The MQ-28 Ghost Bat matters because it is not just another drone. It is Australia’s attempt to build a fighter-adjacent aircraft that can fly with crewed jets, extend their sensors and weapons, and add combat mass without putting another pilot in the cockpit.
That is the idea behind a collaborative combat aircraft. Instead of treating an uncrewed aircraft as a remote-control scout orbiting far away from the fight, the Ghost Bat is meant to work inside the air battle. It can fly with a Super Hornet, take direction from a Wedgetail command aircraft, use its own autonomy to reduce operator workload, and carry mission packages in a swappable nose.

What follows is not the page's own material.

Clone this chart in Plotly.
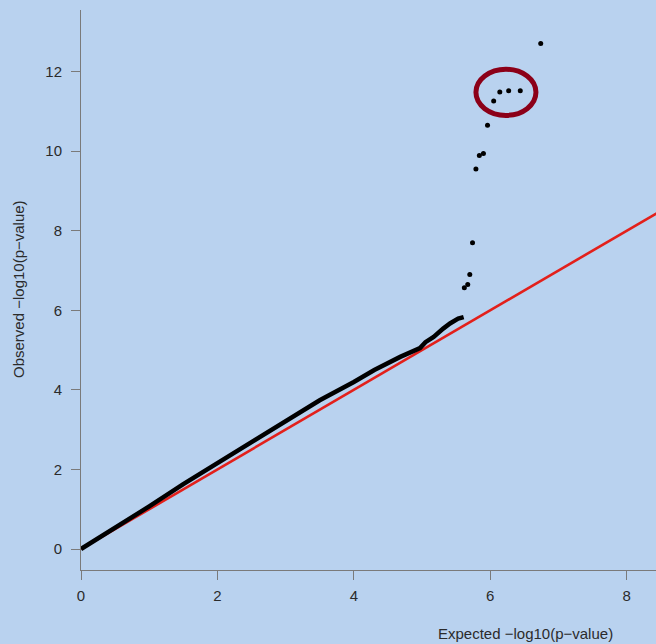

The larger bet is political and industrial as much as technical. Australia has built a modern combat aircraft at home for the first time in more than half a century. Boeing has a product it can pitch to allied air forces that want autonomous wingmen quickly. And countries watching the cost of crewed fighters now have a serious example of what “affordable combat mass” might look like.
The Ghost Bat is still moving from test aircraft toward operational service, so the cautious question is not whether it has already transformed air warfare. It has not. The better question is whether it has crossed the line from impressive demonstrator to credible weapon system.
By 2026, the answer is starting to look like yes.
Why Loyal Wingmen Exist
Modern air forces have a simple arithmetic problem. Advanced crewed aircraft are extremely capable, but they are also expensive, scarce, and dependent on highly trained pilots. Losing one in combat is a strategic, financial, and human blow.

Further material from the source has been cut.